Redshift PercentageDiskSpaceUsed is increasing over 80

Hello,

I’m experiencing some strange spikes in disk space used on redshift every 6 hours and I can’t tell for sure what it is. I know that no data will be lost if disk space is reaching 100% in Redshift but I want to understand what is causing this and if I should be alarmed.

The EmrEtlRunner, StorageLoader and SqlRunner are running every 6 hours with no problems but around the time Emr is finished an alarm is triggered in Redshift (PercentageDiskSpaceUsed is over 80)

Redshift alarm history from CloudWatch in 30/07/2017

EmrEtlRunner history in 30/07/2017:

For example if I inspect Redshift for the alarm triggered in 30/07 at 05:40 I can see is right after the creation of web.page_views_tmp and loading page_views_tmp. Is the loading into memory of all data (green bar) causing this spike?

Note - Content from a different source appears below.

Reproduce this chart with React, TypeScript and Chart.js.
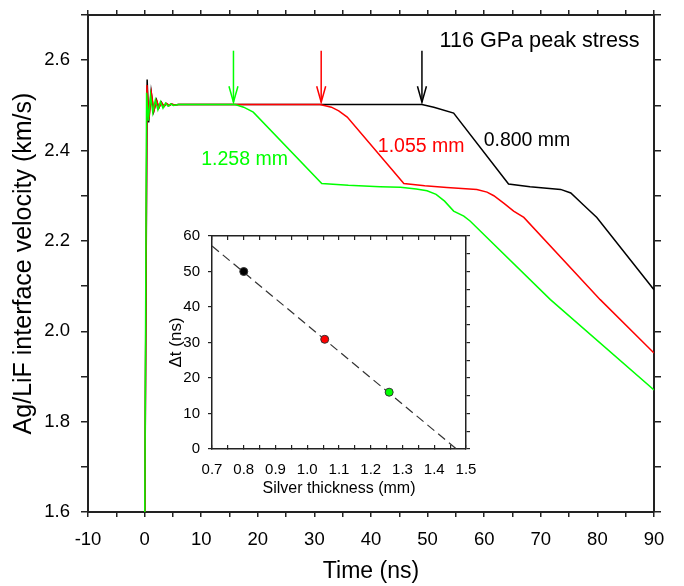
import React, { useEffect, useRef } from 'react';
import { Chart, registerables } from 'chart.js';

Chart.register(...registerables);

const FONT = "'Liberation Sans', Arial, Helvetica, sans-serif";

// ---------- main chart data (Time in ns, velocity in km/s) ----------
const greenT = [0, 0.35, 0.65, 1.05, 1.45, 1.9, 2.35, 2.8, 3.25, 3.7, 4.15, 4.6, 5.1, 6.0, 16.0, 17.5, 19.2, 31.3, 36, 41.6, 45.2, 48, 49.9, 51.5, 53, 54.6, 56.4, 57.5, 71.7, 90];
const greenV = [1.5, 2.528, 2.466, 2.522, 2.484, 2.512, 2.49, 2.508, 2.494, 2.505, 2.498, 2.503, 2.5, 2.502, 2.502, 2.496, 2.485, 2.327, 2.323, 2.32, 2.319, 2.315, 2.311, 2.303, 2.288, 2.266, 2.255, 2.244, 2.07, 1.87];

const redT = [0, 0.42, 0.78, 1.2, 1.65, 2.15, 2.55, 3.0, 3.45, 3.9, 4.35, 4.8, 5.3, 6.0, 31.0, 33.0, 34.3, 35.8, 45.8, 49.5, 53.4, 58.7, 60.5, 61.7, 63.5, 65.2, 67.0, 80.5, 90];
const redV = [1.5, 2.545, 2.47, 2.527, 2.488, 2.51, 2.495, 2.506, 2.498, 2.504, 2.5, 2.503, 2.501, 2.502, 2.502, 2.496, 2.488, 2.474, 2.327, 2.322, 2.318, 2.314, 2.308, 2.3, 2.283, 2.266, 2.252, 2.07, 1.952];

const blackT = [0, 0.45, 0.72, 1.15, 1.6, 2.1, 2.5, 2.95, 3.4, 3.85, 4.3, 4.75, 5.2, 6.0, 49.0, 51.1, 54.6, 64.3, 68.1, 73.5, 75.3, 77.5, 79.9, 90];
const blackV = [1.5, 2.557, 2.462, 2.531, 2.486, 2.512, 2.494, 2.507, 2.497, 2.504, 2.499, 2.503, 2.501, 2.502, 2.502, 2.496, 2.483, 2.326, 2.32, 2.314, 2.306, 2.28, 2.252, 2.092];

// arrows marking the release arrival (time, top velocity, tip velocity)
const arrowT = [15.7, 31.2, 49.0];
const arrowTopV = [2.621, 2.621, 2.621];
const arrowTipV = [2.507, 2.507, 2.507];
const arrowColors = ['#00ff00', '#ff0000', '#000000'];

// text annotations (left edge time, baseline velocity)
const noteTexts = ['116 GPa peak stress', '0.800 mm', '1.055 mm', '1.258 mm'];
const noteT = [52.1, 59.9, 41.2, 10.0];
const noteV = [2.629, 2.4107, 2.396, 2.3684];
const noteColors = ['#000000', '#000000', '#ff0000', '#00ff00'];
const noteSizes = [21.6, 19.5, 19.5, 19.5];

// ---------- inset data ----------
const thickness = [0.8, 1.055, 1.258];
const deltaT = [50.0, 30.9, 16.0];
const pointColors = ['#000000', '#ff0000', '#00ff00'];
const fitX = [0.7, 1.47];
const fitY = [57.2, 0];

const zip = (xs: number[], ys: number[]) => xs.map((x, i) => ({ x, y: ys[i] }));

const annotPlugin = {
  id: 'annot',
  afterDatasetsDraw(chart: any) {
    const { ctx } = chart;
    const x = chart.scales.x;
    const y = chart.scales.y;
    ctx.save();
    ctx.lineWidth = 1.5;
    for (let i = 0; i < arrowT.length; i++) {
      const px = x.getPixelForValue(arrowT[i]);
      const pTop = y.getPixelForValue(arrowTopV[i]);
      const pTip = y.getPixelForValue(arrowTipV[i]);
      ctx.strokeStyle = arrowColors[i];
      ctx.beginPath();
      ctx.moveTo(px, pTop);
      ctx.lineTo(px, pTip);
      ctx.stroke();
      ctx.beginPath();
      ctx.moveTo(px - 4.5, pTip - 16);
      ctx.lineTo(px, pTip);
      ctx.lineTo(px + 4.5, pTip - 16);
      ctx.stroke();
    }
    ctx.textAlign = 'left';
    ctx.textBaseline = 'alphabetic';
    for (let i = 0; i < noteTexts.length; i++) {
      ctx.font = `${noteSizes[i]}px ${FONT}`;
      ctx.fillStyle = noteColors[i];
      ctx.fillText(noteTexts[i], x.getPixelForValue(noteT[i]), y.getPixelForValue(noteV[i]));
    }
    ctx.restore();
  },
};

const axisLine = { display: true, color: '#222', width: 2 };
const noPadV = (w: number) => (s: any) => { s.width = w; s.paddingTop = 0; s.paddingBottom = 0; };
const noPadH = (h: number) => (s: any) => { s.height = h; s.paddingLeft = 0; s.paddingRight = 0; };

export default function App() {
  const mainRef = useRef<HTMLCanvasElement>(null);
  const insetRef = useRef<HTMLCanvasElement>(null);

  useEffect(() => {
    document.body.style.margin = '0';
    Chart.defaults.font.family = FONT;
    Chart.defaults.color = '#000';

    const gridMain = { drawOnChartArea: false, drawTicks: true, color: '#222', lineWidth: 1.5 };

    const main = new Chart(mainRef.current!, {
      type: 'line',
      data: {
        datasets: [
          { data: zip(greenT, greenV), borderColor: '#00ff00', borderWidth: 1.5, pointRadius: 0, tension: 0, xAxisID: 'x', yAxisID: 'y' },
          { data: zip(redT, redV), borderColor: '#ff0000', borderWidth: 1.5, pointRadius: 0, tension: 0, xAxisID: 'x', yAxisID: 'y' },
          { data: zip(blackT, blackV), borderColor: '#000000', borderWidth: 1.5, pointRadius: 0, tension: 0, xAxisID: 'x', yAxisID: 'y' },
        ],
      },
      options: {
        responsive: false,
        animation: false,
        devicePixelRatio: 1,
        layout: { padding: 0 },
        plugins: { legend: { display: false }, tooltip: { enabled: false } },
        scales: {
          x: {
            type: 'linear', position: 'bottom', min: -10, max: 90,
            ticks: {
              stepSize: 5, autoSkip: false, maxRotation: 0, minRotation: 0, padding: 12, color: '#000',
              font: { size: 18.5 },
              callback: (v: any) => (Math.round(v) % 10 === 0 ? String(Math.round(v)) : ''),
            },
            grid: { ...gridMain, tickLength: 5 },
            border: axisLine,
            title: { display: true, text: 'Time (ns)', color: '#000', font: { size: 23 }, padding: { top: 0, bottom: 1 } },
            afterFit: noPadH(74),
          },
          x2: {
            type: 'linear', position: 'top', min: -10, max: 90,
            ticks: { stepSize: 5, display: false, autoSkip: false },
            grid: { ...gridMain, tickLength: 5 },
            border: axisLine,
            afterFit: noPadH(15),
          },
          y: {
            type: 'linear', position: 'left', min: 1.6, max: 2.7,
            ticks: {
              stepSize: 0.1, padding: 11, color: '#000', font: { size: 18.5 },
              callback: (v: any) => { const n = Math.round(v * 10); return n % 2 === 0 ? (n / 10).toFixed(1) : ''; },
            },
            grid: { ...gridMain, tickLength: 7 },
            border: axisLine,
            title: { display: true, text: 'Ag/LiF interface velocity (km/s)', color: '#000', font: { size: 25 }, padding: { top: 9, bottom: 0 } },
            afterFit: noPadV(88),
          },
          y2: {
            type: 'linear', position: 'right', min: 1.6, max: 2.7,
            ticks: { stepSize: 0.1, display: false },
            grid: { ...gridMain, tickLength: 7 },
            border: axisLine,
            afterFit: noPadV(30),
          },
        },
      },
      plugins: [annotPlugin],
    } as any);

    const gridInsetY = { drawOnChartArea: false, drawTicks: true, color: '#222', lineWidth: 1.2, tickLength: 4 };
    const gridInsetX = { drawOnChartArea: false, drawTicks: true, color: '#222', lineWidth: 1.2, tickLength: -4 };
    const insetBorder = { display: true, color: '#222', width: 1.5 };

    const inset = new Chart(insetRef.current!, {
      type: 'scatter',
      data: {
        datasets: [
          {
            data: zip(thickness, deltaT), showLine: false, pointRadius: 4, pointHoverRadius: 4,
            pointBackgroundColor: pointColors, pointBorderColor: '#333', pointBorderWidth: 1,
          },
          {
            data: zip(fitX, fitY), showLine: true, borderColor: '#333', borderWidth: 1.2, borderDash: [9, 5],
            pointRadius: 0, tension: 0,
          },
        ],
      },
      options: {
        responsive: false,
        animation: false,
        devicePixelRatio: 1,
        layout: { padding: 0 },
        plugins: { legend: { display: false }, tooltip: { enabled: false } },
        scales: {
          x: {
            type: 'linear', position: 'bottom', min: 0.7, max: 1.5,
            ticks: {
              stepSize: 0.05, autoSkip: false, maxRotation: 0, minRotation: 0, padding: 16, color: '#000', font: { size: 15 },
              callback: (v: any) => { const n = Math.round(v * 100); return n % 10 === 0 ? (n / 100).toFixed(1) : ''; },
            },
            grid: gridInsetX,
            border: insetBorder,
            title: { display: true, text: 'Silver thickness (mm)', color: '#000', font: { size: 16 }, padding: { top: 0, bottom: 8 } },
            afterFit: noPadH(57),
          },
          x2: {
            type: 'linear', position: 'top', min: 0.7, max: 1.5,
            ticks: { stepSize: 0.05, display: false, autoSkip: false },
            grid: gridInsetX,
            border: insetBorder,
            afterFit: noPadH(10),
          },
          y: {
            type: 'linear', position: 'left', min: 0, max: 60,
            ticks: {
              stepSize: 5, padding: 8, color: '#000', font: { size: 15 },
              callback: (v: any) => (Math.round(v) % 10 === 0 ? String(Math.round(v)) : ''),
            },
            grid: gridInsetY,
            border: insetBorder,
            title: { display: true, text: 'Δt (ns)', color: '#000', font: { size: 17 }, padding: { top: 6, bottom: 0 } },
            afterFit: noPadV(52),
          },
          y2: {
            type: 'linear', position: 'right', min: 0, max: 60,
            ticks: { stepSize: 5, display: false },
            grid: gridInsetY,
            border: insetBorder,
            afterFit: noPadV(14),
          },
        },
      },
    } as any);

    return () => {
      main.destroy();
      inset.destroy();
    };
  }, []);

  return (
    <div style={{ position: 'fixed', left: 0, top: 0, width: 684, height: 586, background: '#fff' }}>
      <canvas ref={mainRef} width={684} height={586} style={{ position: 'absolute', left: 0, top: 0, width: 684, height: 586 }} />
      <canvas ref={insetRef} width={320} height={280} style={{ position: 'absolute', left: 160, top: 226, width: 320, height: 280 }} />
    </div>
  );
}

For the alarm tirggered in 30/07 at 10:12 is also the creation of web.page_views_tmp.

My guess is that this is happening in of of the SQLRunner process and is super normal.

  1. Is the data insertion in redshift truly related to the alarm I see?
    • The SqlRunner is invoking following playbooks: deduplicate, refined-model-unload, web-model, refined-model-add.
  2. Should I worry and add another redshift instance?

Thanks and looking forward for some explanations.

This can often occur when running queries where the demands of the query exceed the available memory on the cluster. In an instance where this memory is exhausted Redshift will begin to spill the temporary results to disk which is what you’re seeing here.

You can use the following query (lifted from here) to determine which step in the query plan is causing these issues:

select query, step, rows, workmem, label, is_diskbased
from svl_query_summary
where query = [queryid]
order by workmem desc;

If the is_diskbased is set to ‘t’ this is indicative that this step in the query plan had to spill to disk. After the query has calculated the result Redshift will remove the temporary/intermediate tables involved which is why you’ll see this cyclical pattern of disk usage.

2 Likes

Thanks @mike for your quick response.

If I analyze the queries from 30/07 around the alarm at 05:40 I can see that creation of the following tables are diskbased:

  1. 04:56 - CREATE TABLE scratchpad.web_page_context
  2. 05:00 - CREATE TABLE scratchpad.web_events
  3. 05:09 - CREATE TABLE scratchpad.web_events_time
  4. 05:11 - CREATE TABLE scratchpad.web_events_scroll_depth
  5. 05:13 - CREATE TABLE scratchpad.web_ua_parser_context
  6. 05:21 - CREATE TABLE scratchpad.web_timing_context
  7. 05:25 - CREATE TABLE web.page_views_tmp
    05:40 Alarm triggered
  8. 05:43 - CREATE TABLE web.sessions_tmp
  9. 05:45 - CREATE TABLE web.users_tmp
    05:45 Alarm OK

I’m currently running a dc1.large redshift instance in eu-central-1 (Frankfurt).

If the number of events increase dramatically the queries will be more diskbased right?
Do you think I should scale up the redshift instance/increase the number of nodes to 2 or is this stuff you can live with?

@radubogdan As you scale the number of events, you’ll probably want to move to the incremental model, which drastically improves perforamance by querying only new data.

2 Likes

Thank you very much @bernardosrulzon. I’ll research and migrate to the incremantal model in the near future since my initial implementation will become problematic.